Подполковник выслушал мой перевод и потом сердито приказал своему врачу:

– Арестуйте этих нацистов, из-за них действительно пострадают мои раненые солдаты. – Потом он повернул лицо к ст. лейтенанту и продолжил: – Хорошо, мы согласны с Вашим предложением и ждём Ваших медработников. Идите и передайте мои слова Вашему командиру.

Старший лейтенант выслушал перевод этих слов, повернулся и твёрдой походкой зашагал к выходу. Мы поспешили за ним. Выйдя из душного костела, мы в том же порядке пошли через площадь, только капитан держал флаг в опущенной руке, выпущенный кусок полотнища которого, волочился за ним по брусчатке. Разговором с немцами я остался недоволен, не верил им и ожидал, что вот-вот раздастся пулеметная очередь, которая прошьет нас насквозь, ведь за пулеметами, как сказал немецкий подполковник, сидели нацисты, которых он приказал арестовать. Удастся ли это сделать старшему врачу лазарета? Нацисты – это члены гитлеровской партии, самые фанатичные и оголтелые солдаты.

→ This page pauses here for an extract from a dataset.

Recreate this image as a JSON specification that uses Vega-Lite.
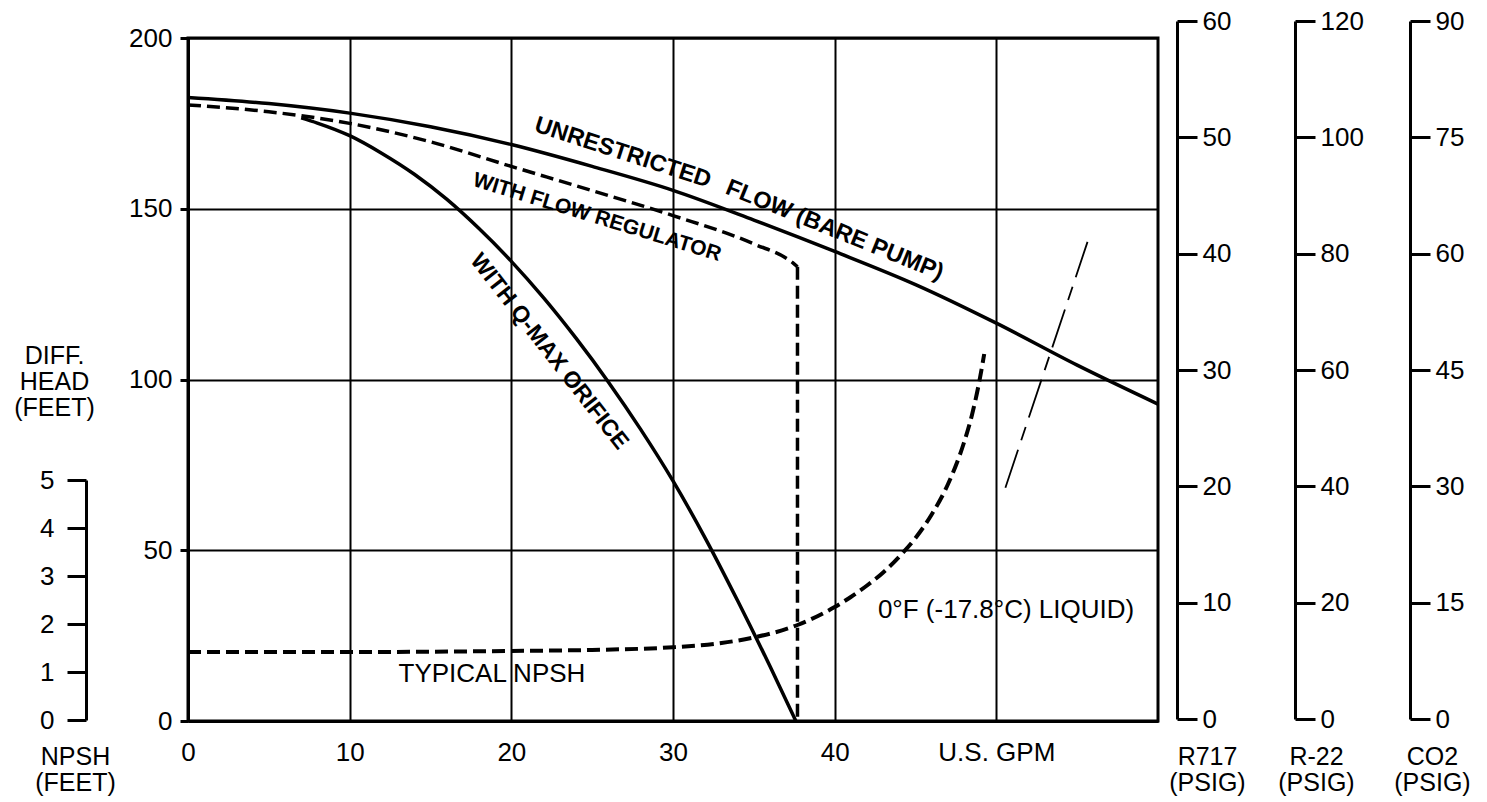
{
  "$schema": "https://vega.github.io/schema/vega-lite/v6.json",
  "width": 970,
  "height": 683,
  "autosize": {"type": "none"},
  "padding": {"left": 188, "top": 38, "right": 329, "bottom": 81},
  "background": "white",
  "config": {
    "view": {"stroke": "black", "strokeWidth": 3},
    "font": "Liberation Sans",
    "axis": {
      "labelFont": "Liberation Sans",
      "labelFontSize": 26,
      "labelColor": "black",
      "labelFlush": false,
      "labelOverlap": false,
      "titleFont": "Liberation Sans",
      "titleFontSize": 25,
      "titleFontWeight": "normal",
      "titleColor": "black",
      "titleLineHeight": 26,
      "domainColor": "black",
      "domainWidth": 3,
      "tickColor": "black",
      "tickWidth": 3,
      "gridColor": "black",
      "gridWidth": 2,
      "gridOpacity": 1
    }
  },
  "datasets": {
    "curves": [
      {"series": "Unrestricted flow", "gpm": 0, "head": 182.6},
      {"series": "Unrestricted flow", "gpm": 5, "head": 180.8},
      {"series": "Unrestricted flow", "gpm": 10, "head": 178.0},
      {"series": "Unrestricted flow", "gpm": 15, "head": 174.0},
      {"series": "Unrestricted flow", "gpm": 20, "head": 168.8},
      {"series": "Unrestricted flow", "gpm": 25, "head": 162.4},
      {"series": "Unrestricted flow", "gpm": 30, "head": 155.4},
      {"series": "Unrestricted flow", "gpm": 35, "head": 146.7},
      {"series": "Unrestricted flow", "gpm": 40, "head": 137.5},
      {"series": "Unrestricted flow", "gpm": 45, "head": 127.8},
      {"series": "Unrestricted flow", "gpm": 50, "head": 116.5},
      {"series": "Unrestricted flow", "gpm": 55, "head": 104.2},
      {"series": "Unrestricted flow", "gpm": 60, "head": 92.8},
      {"series": "Flow regulator", "gpm": 0, "head": 180.4},
      {"series": "Flow regulator", "gpm": 5, "head": 178.4},
      {"series": "Flow regulator", "gpm": 10, "head": 175.0},
      {"series": "Flow regulator", "gpm": 15, "head": 169.6},
      {"series": "Flow regulator", "gpm": 20, "head": 162.4},
      {"series": "Flow regulator", "gpm": 25, "head": 155.3},
      {"series": "Flow regulator", "gpm": 30, "head": 148.0},
      {"series": "Flow regulator", "gpm": 35, "head": 139.7},
      {"series": "Flow regulator", "gpm": 37.4, "head": 134.2},
      {"series": "Flow regulator", "gpm": 37.7, "head": 133.0},
      {"series": "Flow regulator drop", "gpm": 37.7, "head": 133.0},
      {"series": "Flow regulator drop", "gpm": 37.7, "head": 0},
      {"series": "Q-max orifice", "gpm": 7.0, "head": 176.6},
      {"series": "Q-max orifice", "gpm": 8, "head": 175.1},
      {"series": "Q-max orifice", "gpm": 10, "head": 171.4},
      {"series": "Q-max orifice", "gpm": 12, "head": 166.2},
      {"series": "Q-max orifice", "gpm": 14, "head": 160.1},
      {"series": "Q-max orifice", "gpm": 16, "head": 152.8},
      {"series": "Q-max orifice", "gpm": 18, "head": 144.2},
      {"series": "Q-max orifice", "gpm": 20, "head": 134.6},
      {"series": "Q-max orifice", "gpm": 22, "head": 123.9},
      {"series": "Q-max orifice", "gpm": 24, "head": 112.1},
      {"series": "Q-max orifice", "gpm": 26, "head": 99.3},
      {"series": "Q-max orifice", "gpm": 28, "head": 85.4},
      {"series": "Q-max orifice", "gpm": 30, "head": 70.3},
      {"series": "Q-max orifice", "gpm": 32, "head": 53.5},
      {"series": "Q-max orifice", "gpm": 34, "head": 35.2},
      {"series": "Q-max orifice", "gpm": 36, "head": 16.0},
      {"series": "Q-max orifice", "gpm": 37.6, "head": 0},
      {"series": "Limit", "gpm": 50.56, "head": 68.3},
      {"series": "Limit", "gpm": 55.64, "head": 140.3}
    ],
    "npsh": [
      {"gpm": 0, "npsh": 1.417},
      {"gpm": 10, "npsh": 1.417},
      {"gpm": 20, "npsh": 1.438},
      {"gpm": 25, "npsh": 1.46},
      {"gpm": 30, "npsh": 1.515},
      {"gpm": 33, "npsh": 1.604},
      {"gpm": 35, "npsh": 1.719},
      {"gpm": 37.7, "npsh": 1.979},
      {"gpm": 40, "npsh": 2.354},
      {"gpm": 41, "npsh": 2.563},
      {"gpm": 42, "npsh": 2.802},
      {"gpm": 43, "npsh": 3.073},
      {"gpm": 44, "npsh": 3.406},
      {"gpm": 45, "npsh": 3.792},
      {"gpm": 46, "npsh": 4.281},
      {"gpm": 47, "npsh": 4.906},
      {"gpm": 48, "npsh": 5.781},
      {"gpm": 48.5, "npsh": 6.365},
      {"gpm": 49, "npsh": 7.146},
      {"gpm": 49.25, "npsh": 7.625}
    ]
  },
  "encoding": {
    "x": {
      "field": "gpm",
      "type": "quantitative",
      "scale": {"domain": [0, 60], "nice": false, "zero": false},
      "axis": {
        "values": [0, 10, 20, 30, 40, 50],
        "grid": true,
        "ticks": false,
        "labelPadding": 18,
        "title": null,
        "labelExpr": "datum.value == 50 ? 'U.S. GPM' : datum.label"
      }
    }
  },
  "layer": [
    {
      "data": {"name": "curves"},
      "encoding": {
        "y": {
          "field": "head",
          "type": "quantitative",
          "scale": {"domain": [0, 200], "nice": false, "zero": false},
          "axis": {
            "orient": "left",
            "offset": 0,
            "values": [0, 50, 100, 150, 200],
            "grid": true,
            "tickSize": 8,
            "labelPadding": 8,
            "title": ["DIFF.", "HEAD", "(FEET)"],
            "titleAngle": 0,
            "titleAlign": "center",
            "titleBaseline": "top",
            "titleX": -134,
            "titleY": 305
          }
        }
      },
      "layer": [
        {
          "transform": [{"filter": "datum.series == 'Unrestricted flow'"}],
          "mark": {"type": "line", "color": "black", "strokeWidth": 3.5, "interpolate": "monotone"}
        },
        {
          "transform": [{"filter": "datum.series == 'Flow regulator'"}],
          "mark": {"type": "line", "color": "black", "strokeWidth": 3.5, "strokeDash": [13, 6], "interpolate": "monotone"}
        },
        {
          "transform": [{"filter": "datum.series == 'Flow regulator drop'"}],
          "mark": {"type": "line", "color": "black", "strokeWidth": 3.5, "strokeDash": [13, 6]}
        },
        {
          "transform": [{"filter": "datum.series == 'Q-max orifice'"}],
          "mark": {"type": "line", "color": "black", "strokeWidth": 3.5, "interpolate": "monotone"}
        },
        {
          "transform": [{"filter": "datum.series == 'Limit'"}],
          "mark": {"type": "line", "color": "black", "strokeWidth": 1.8, "strokeDash": [40, 10, 14, 10]}
        },
        {
          "data": {"values": [{"label": "UNRESTRICTED", "gpm": 26.9, "head": 166.4}]},
          "mark": {"type": "text", "font": "Liberation Sans", "fontWeight": "bold", "fontSize": 23.5, "angle": 18, "align": "center", "baseline": "middle", "color": "black"},
          "encoding": {"text": {"field": "label"}}
        },
        {
          "data": {"values": [{"label": "FLOW (BARE PUMP)", "gpm": 40.0, "head": 143.7}]},
          "mark": {"type": "text", "font": "Liberation Sans", "fontWeight": "bold", "fontSize": 23.5, "angle": 22, "align": "center", "baseline": "middle", "color": "black"},
          "encoding": {"text": {"field": "label"}}
        },
        {
          "data": {"values": [{"label": "WITH FLOW REGULATOR", "gpm": 25.3, "head": 147.4}]},
          "mark": {"type": "text", "font": "Liberation Sans", "fontWeight": "bold", "fontSize": 21, "angle": 17, "align": "center", "baseline": "middle", "color": "black"},
          "encoding": {"text": {"field": "label"}}
        },
        {
          "data": {"values": [{"label": "WITH Q-MAX ORIFICE", "gpm": 22.35, "head": 108.2}]},
          "mark": {"type": "text", "font": "Liberation Sans", "fontWeight": "bold", "fontSize": 23, "angle": 52, "align": "center", "baseline": "middle", "color": "black"},
          "encoding": {"text": {"field": "label"}}
        },
        {
          "data": {"values": [{"label": "0°F (-17.8°C) LIQUID)", "gpm": 50.6, "head": 32.6}]},
          "mark": {"type": "text", "font": "Liberation Sans", "fontSize": 26, "align": "center", "baseline": "middle", "color": "black"},
          "encoding": {"text": {"field": "label"}}
        },
        {
          "data": {"values": [{"label": "TYPICAL NPSH", "gpm": 18.8, "head": 13.8}]},
          "mark": {"type": "text", "font": "Liberation Sans", "fontSize": 26, "align": "center", "baseline": "middle", "color": "black"},
          "encoding": {"text": {"field": "label"}}
        }
      ]
    },
    {
      "data": {"name": "npsh"},
      "mark": {"type": "line", "color": "black", "strokeWidth": 4, "strokeDash": [13, 6], "interpolate": "monotone"},
      "encoding": {
        "y": {
          "field": "npsh",
          "type": "quantitative",
          "scale": {"domain": [0, 5], "range": [682, 442], "nice": false, "zero": false},
          "axis": {
            "orient": "left",
            "offset": 102,
            "values": [0, 1, 2, 3, 4, 5],
            "grid": false,
            "tickSize": 19,
            "labelPadding": 13,
            "title": ["NPSH", "(FEET)"],
            "titleAngle": 0,
            "titleAlign": "center",
            "titleBaseline": "top",
            "titleX": -11,
            "titleY": 706
          }
        }
      }
    },
    {
      "data": {"values": [{"psig": 0}, {"psig": 60}]},
      "mark": {"type": "point", "opacity": 0},
      "encoding": {
        "y": {
          "field": "psig",
          "type": "quantitative",
          "scale": {"domain": [0, 60], "range": [681, -17], "nice": false, "zero": false},
          "axis": {
            "orient": "right",
            "offset": 19,
            "values": [0, 10, 20, 30, 40, 50, 60],
            "grid": false,
            "tickSize": 20,
            "labelPadding": 5,
            "title": ["R717", "(PSIG)"],
            "titleAngle": 0,
            "titleAlign": "center",
            "titleBaseline": "top",
            "titleX": 30,
            "titleY": 706
          }
        }
      }
    },
    {
      "data": {"values": [{"psig": 0}, {"psig": 120}]},
      "mark": {"type": "point", "opacity": 0},
      "encoding": {
        "y": {
          "field": "psig",
          "type": "quantitative",
          "scale": {"domain": [0, 120], "range": [681, -17], "nice": false, "zero": false},
          "axis": {
            "orient": "right",
            "offset": 137,
            "values": [0, 20, 40, 60, 80, 100, 120],
            "grid": false,
            "tickSize": 20,
            "labelPadding": 5,
            "title": ["R-22", "(PSIG)"],
            "titleAngle": 0,
            "titleAlign": "center",
            "titleBaseline": "top",
            "titleX": 21,
            "titleY": 706
          }
        }
      }
    },
    {
      "data": {"values": [{"psig": 0}, {"psig": 90}]},
      "mark": {"type": "point", "opacity": 0},
      "encoding": {
        "y": {
          "field": "psig",
          "type": "quantitative",
          "scale": {"domain": [0, 90], "range": [681, -17], "nice": false, "zero": false},
          "axis": {
            "orient": "right",
            "offset": 252,
            "values": [0, 15, 30, 45, 60, 75, 90],
            "grid": false,
            "tickSize": 20,
            "labelPadding": 5,
            "title": ["CO2", "(PSIG)"],
            "titleAngle": 0,
            "titleAlign": "center",
            "titleBaseline": "top",
            "titleX": 22,
            "titleY": 706
          }
        }
      }
    }
  ],
  "resolve": {"scale": {"y": "independent"}}
}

Однако, мы спокойно, без приключений пересекли всю площадь, завернули за угол и встретились с офицерами, которые нас провожали. Только теперь я почувствовал, что моя спина была мокрой.

– Ну, что? – с нетерпением спросил майор.

– Сдаются, – ответил старший лейтенант и присел на край каменного выступа. Нервное напряжение дало о себе знать. – Там у них целый лазарет. Просят оказать их раненым солдатам медицинскую помощь. Я обещал.

Минут через двадцать Г.И. Жмуренко отправил нас снова в костел. Но на этот раз с нами шла большая группа медиков во главе с нашим старшим полковым врачом А.В. Чувыкиным. Медики несли с собой объемистые сумки с медикаментами, на которых красовался большой красный крест. Со стороны костела не было сделано ни одного выстрела.

В костеле находились 184 раненных немецких солдата, в основном с тяжелыми ранениями, 24 медицинских работника и 8 солдат, о которых говорил немецкий подполковник. Все они были разоружены и не оказали нам сопротивления.

Позже мне стало известно, что недалеко от костела на берегу Хавеля находилась мощная старинная крепость, в которой тоже был размещен немецкий лазарет. Воинская часть, которая действовала правее нас, тоже посылала в эту крепость своих парламентеров. Крепость эта тоже сдалась без боя.